Caltech scientists have pioneered a groundbreaking method to detect tiny, imperceptible movements on the surface of objects, revealing critical details about what lies beneath. By analyzing the physics of waves traveling across surfaces, whether of manufactured products or the human body, this new technique can determine both the stiffness and thickness of underlying materials or tissues. This innovation lays the foundation for the project’s ultimate goal: enabling inexpensive, at-home health monitoring using little more than a smartphone camera.
“There is information scattered all around us in plain sight that we just haven’t learned to tap into. Our work is trying to leverage that information to recover material properties from inside objects by studying tiny movements on the surface,” says Katie L. Bouman, a professor of computing and mathematical sciences, electrical engineering, and astronomy at Caltech, and both a Rosenberg Scholar and a Heritage Medical Research Institute (HMRI) Investigator.
Revolutionizing Health Monitoring
Bouman and her colleagues from Caltech introduced the technique, known as visual surface wave elastography, and its medical applications in a paper presented at the International Conference on Computer Vision in Honolulu last fall. The lead authors are Alexander C. Ogren (PhD ’24) and Berthy T. Feng (PhD ’25), who completed the work while at Caltech.
Their previous research demonstrated that vibrations captured by a camera could infer varying material properties within a 3D object of known geometry. The motivation was to show that the process could be useful for nondestructive testing, such as detecting internal cracks or verifying the structural integrity of manufactured components. The team has since pivoted towards biomedical applications, where similar surface waves can provide insights into subsurface structures without relying on a pre-existing model of an object’s geometry.
Applications in Medicine
“We asked, ‘Can you infer human tissue properties by the way that motion happens on the skin?’ And the answer is yes,” says Feng, now a postdoctoral fellow at MIT. Visual surface wave elastography enables scientists to measure the stiffness of underlying tissue and its thickness—how far the soft tissue extends before reaching bone. A change in tissue stiffness could serve as a biomarker for diseases such as tumor growth or liver disease. Meanwhile, measurements of thickness could be valuable for monitoring muscle degeneration in diseases that cause atrophy.

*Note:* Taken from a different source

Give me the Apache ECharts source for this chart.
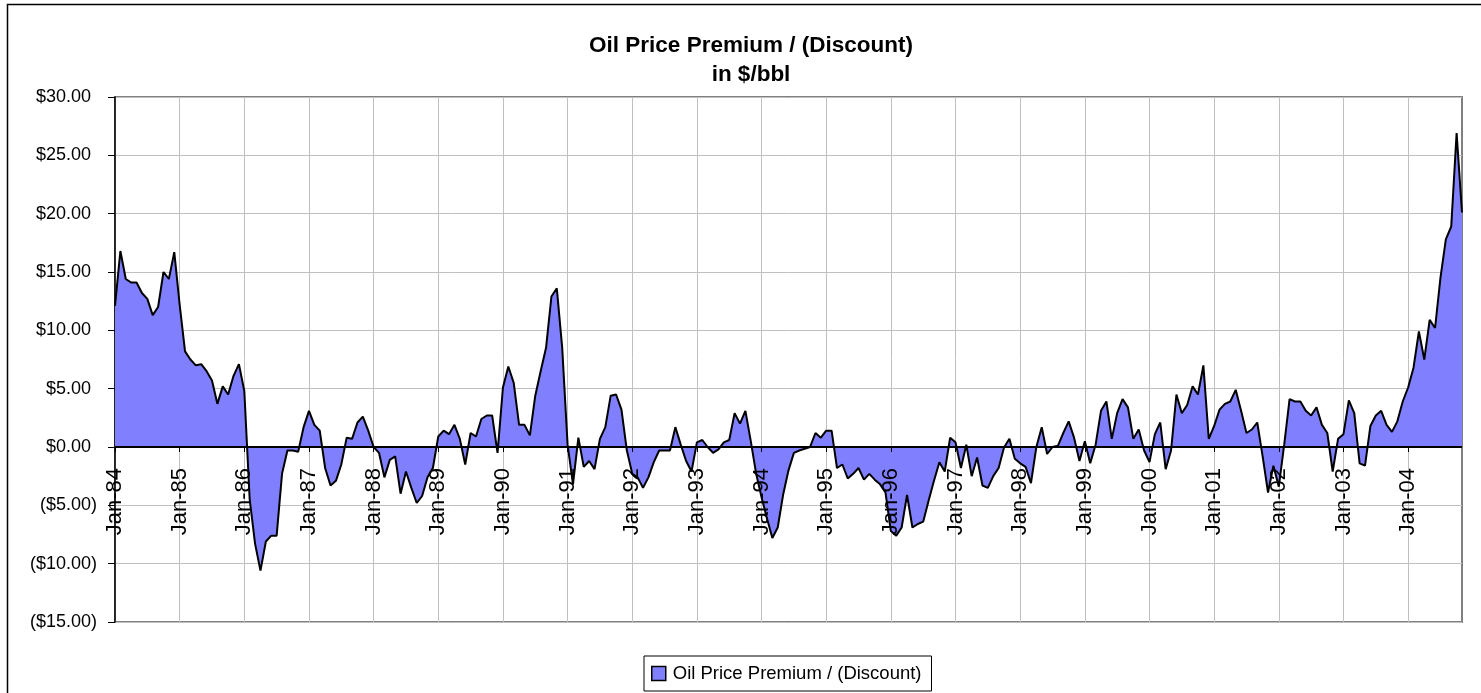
<!DOCTYPE html>
<html lang="en">
<head>
    <meta charset="UTF-8">
    <title>Oil Price Premium / (Discount)</title>
    <script src="https://cdn.jsdelivr.net/npm/echarts@6.0.0/dist/echarts.min.js"></script>
    <style>
        html, body { margin: 0; padding: 0; background: #fff; }
        #main { width: 1481px; height: 693px; }
    </style>
</head>
<body>
<div id="main"></div>
<script type="text/javascript">
    // monthly values, $/bbl (Jan-84 .. Nov-04)
    const v1984 = [12.1, 16.8, 14.4, 14.1, 14.1, 13.2, 12.7, 11.3, 12.0, 15.0, 14.4, 16.7];
    const v1985 = [12.2, 8.2, 7.5, 7.0, 7.1, 6.5, 5.7, 3.7, 5.2, 4.5, 6.1, 7.1];
    const v1986 = [4.8, -4.5, -8.3, -10.6, -8.1, -7.6, -7.6, -2.3, -0.3, -0.3, -0.4, 1.7];
    const v1987 = [3.1, 1.9, 1.4, -1.8, -3.3, -2.9, -1.5, 0.8, 0.7, 2.1, 2.6, 1.4];
    const v1988 = [0.0, -0.5, -2.6, -1.1, -0.8, -4.0, -2.1, -3.5, -4.8, -4.2, -2.6, -1.8];
    const v1989 = [0.9, 1.4, 1.1, 1.9, 0.7, -1.5, 1.2, 0.9, 2.4, 2.7, 2.7, -0.5];
    const v1990 = [5.1, 6.9, 5.5, 1.9, 1.9, 1.0, 4.4, 6.5, 8.5, 12.9, 13.6, 8.5];
    const v1991 = [0.2, -3.2, 0.8, -1.7, -1.2, -1.9, 0.7, 1.7, 4.4, 4.5, 3.2, -0.3];
    const v1992 = [-2.3, -2.6, -3.5, -2.6, -1.3, -0.3, -0.3, -0.3, 1.7, 0.2, -1.2, -2.1];
    const v1993 = [0.4, 0.6, 0.0, -0.5, -0.2, 0.4, 0.6, 2.9, 2.0, 3.1, 0.5, -2.3];
    const v1994 = [-4.3, -6.1, -7.8, -6.9, -4.1, -2.0, -0.5, -0.3, -0.15, 0.0, 1.2, 0.8];
    const v1995 = [1.4, 1.4, -1.8, -1.5, -2.7, -2.3, -1.8, -2.8, -2.3, -2.8, -3.2, -3.9];
    const v1996 = [-7.2, -7.6, -6.9, -4.1, -6.9, -6.6, -6.4, -4.6, -2.9, -1.3, -2.1, 0.8];
    const v1997 = [0.4, -1.8, 0.2, -2.5, -0.9, -3.3, -3.5, -2.5, -1.8, -0.05, 0.7, -1.0];
    const v1998 = [-1.4, -1.7, -3.1, 0.0, 1.7, -0.6, 0.0, 0.1, 1.2, 2.2, 0.8, -1.2];
    const v1999 = [0.5, -1.4, 0.2, 3.1, 3.9, 0.7, 2.9, 4.1, 3.4, 0.7, 1.5, -0.3];
    const v2000 = [-1.3, 1.1, 2.1, -1.9, -0.3, 4.5, 2.9, 3.6, 5.2, 4.5, 7.0, 0.7];
    const v2001 = [1.8, 3.2, 3.7, 3.9, 4.9, 3.1, 1.2, 1.5, 2.1, -0.8, -3.9, -1.6];
    const v2002 = [-3.4, 0.2, 4.1, 3.9, 3.9, 3.1, 2.7, 3.4, 1.9, 1.2, -2.1, 0.7];
    const v2003 = [1.1, 4.0, 2.9, -1.4, -1.6, 1.8, 2.7, 3.1, 1.9, 1.3, 2.2, 3.9];
    const v2004 = [5.1, 6.8, 9.9, 7.5, 10.9, 10.2, 14.5, 17.8, 18.9, 26.9, 20.1];

    const monthNames = ['Jan', 'Feb', 'Mar', 'Apr', 'May', 'Jun', 'Jul', 'Aug', 'Sep', 'Oct', 'Nov', 'Dec'];
    const firstYear = 1984;
    const seriesName = 'Oil Price Premium / (Discount)';
    const yMin = -15, yMax = 30, yStep = 5;

    const values = [].concat(v1984, v1985, v1986, v1987, v1988, v1989, v1990, v1991, v1992, v1993,
        v1994, v1995, v1996, v1997, v1998, v1999, v2000, v2001, v2002, v2003, v2004);

    // category labels like "Jan-84"
    const months = values.map((v, i) => {
        const yy = String((firstYear + Math.floor(i / 12)) % 100).padStart(2, '0');
        return monthNames[i % 12] + '-' + yy;
    });

    const FONT = 'Liberation Sans, Arial, sans-serif';
    const gridTop = 97, gridBottom = 71;
    const gridHeight = 693 - gridTop - gridBottom;
    // the date axis sits on the $0 line, not at the bottom of the plot
    const zeroOffset = -gridHeight * (0 - yMin) / (yMax - yMin);

    function money(v) {
        if (v < 0) return '{n|($' + (-v).toFixed(2) + ')}';
        return '{p|$' + v.toFixed(2) + '}';
    }

    var chart = echarts.init(document.getElementById('main'));
    var option = {
        animation: false,
        backgroundColor: '#fff',
        textStyle: { fontFamily: FONT, color: '#000' },
        title: {
            text: 'Oil Price Premium / (Discount)\nin $/bbl',
            left: 746,
            top: 26,
            textAlign: 'center',
            textStyle: {
                fontFamily: FONT,
                fontWeight: 'bold',
                fontSize: 22.5,
                lineHeight: 29,
                color: '#000'
            }
        },
        legend: {
            data: [seriesName],
            left: 644,
            top: 656,
            padding: [8, 10, 8, 7],
            icon: 'rect',
            itemWidth: 14,
            itemHeight: 14,
            borderColor: '#000',
            borderWidth: 1,
            itemStyle: { color: '#8080FF', borderColor: '#000', borderWidth: 1.5 },
            textStyle: { fontFamily: FONT, fontSize: 18.5, color: '#000', padding: [0, 0, 0, 2] }
        },
        grid: {
            left: 115,
            right: 19,
            top: gridTop,
            bottom: gridBottom,
            outerBoundsMode: 'none',
            containLabel: false,
            show: true,
            borderColor: '#808080',
            borderWidth: 2,
            backgroundColor: '#fff'
        },
        xAxis: [
            {
                // gridlines only, kept under the filled area
                type: 'category',
                data: months,
                boundaryGap: false,
                position: 'bottom',
                offset: zeroOffset,
                axisLine: { show: false, onZero: false },
                axisTick: { show: false },
                axisLabel: { show: false },
                splitLine: { show: true, interval: 11, lineStyle: { color: '#c0c0c0', width: 1 } }
            },
            {
                // ticks and date labels, drawn over the area like the original
                type: 'category',
                data: months,
                boundaryGap: false,
                position: 'bottom',
                offset: zeroOffset,
                z: 10,
                axisLine: { show: false, onZero: false },
                axisTick: { show: true, interval: 11, length: 5, lineStyle: { color: '#000' } },
                axisLabel: {
                    interval: 11,
                    rotate: 90,
                    margin: 21,
                    fontFamily: FONT,
                    fontSize: 22,
                    color: '#000'
                },
                splitLine: { show: false }
            }
        ],
        yAxis: {
            type: 'value',
            min: yMin,
            max: yMax,
            interval: yStep,
            axisLine: { show: true, lineStyle: { color: '#000', width: 1.5 } },
            axisTick: { show: true, length: 7, lineStyle: { color: '#000' } },
            axisLabel: {
                margin: 18,
                formatter: money,
                rich: {
                    p: { fontFamily: FONT, fontSize: 18, color: '#000', padding: [0, 6, 0, 0] },
                    n: { fontFamily: FONT, fontSize: 18, color: '#000' }
                }
            },
            splitLine: { show: true, lineStyle: { color: '#c0c0c0', width: 1 } }
        },
        series: [
            {
                name: seriesName,
                type: 'line',
                xAxisIndex: 0,
                data: values,
                color: '#8080FF',
                symbol: 'none',
                lineStyle: { color: '#000', width: 2 },
                areaStyle: { color: '#8080FF', opacity: 1, origin: 'auto' },
                markLine: {
                    silent: true,
                    symbol: 'none',
                    label: { show: false },
                    lineStyle: { color: '#000', width: 2, type: 'solid' },
                    data: [{ yAxis: 0 }]
                }
            }
        ],
        graphic: [
            {
                type: 'rect',
                shape: { x: 7.5, y: 4.5, width: 1490, height: 710 },
                style: { fill: null, stroke: '#000', lineWidth: 1.5 },
                silent: true
            }
        ]
    };
    chart.setOption(option);
</script>
</body>
</html>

“Because we all have cameras in our pockets, we can take frequent, inexpensive measurements of our tissue properties to track our health proactively over time,” Ogren explains. “We could flag concerning changes and nudge you to get it checked out. For example, a system might say, ‘This region of tissue has gotten noticeably stiffer over the last month. You might want to see a doctor for a proper evaluation.'”
Technical Insights and Methodology
The new technique employs an algorithm called phase-based motion processing to detect minute changes in position across the skin, thanks to small-amplitude waves produced by external forces such as quick pressure from a massage gun or sound vibrations from a nearby speaker. The waves could also be excited by vibrations from a wearable device like a watch. Importantly, the method quantifies these movements, which are undetectable by the human eye.
“Basically, the method analyzes local regions of each frame and applies standard signal processing techniques to estimate subpixel motion, resolving shifts as small as one five-hundredth of a pixel,” Bouman explains. The scientists then use spectral analysis to mathematically capture the propagation of those surface waves. The waves are broken down into modes that repeat periodically in time and space, with frequency describing how quickly the mode repeats in time, and wave number describing the spacing between wave peaks and troughs.
“It is exciting to see how powerful computer vision can be in uncovering hidden properties below the surface,” says Chiara Daraio, the G. Bradford Jones Professor of Mechanical Engineering and Applied Physics at Caltech and an HMRI Investigator.
Validation and Future Prospects
In their paper, the team validates its method with data from an anatomically correct simulated human leg and real measurements from a gelatin model. In the gelatin experiments, the new technique yielded results comparable to those of a high-precision instrument called a rheometer. In studies of the simulated leg, the method provided excellent estimates of thickness and stiffness at three different points in the leg, despite the leg having varied nonideal geometry, much like real human bodies.
The research, titled “Visual Surface Wave Elastography,” was supported by funding from the Heritage Medical Research Institute, the Department of Energy, the National Science Foundation, and the Amazon AI4Science Partnership Discovery Grant. In addition to Bouman, Daraio, Ogren, and Feng, Jihoon Ahn (MS ’25) is also an author.
The implications of this research are vast, with the potential to transform how we monitor health conditions at home. As the technology continues to evolve, it could lead to more accessible, affordable, and proactive health care solutions, empowering individuals to take charge of their health with unprecedented ease.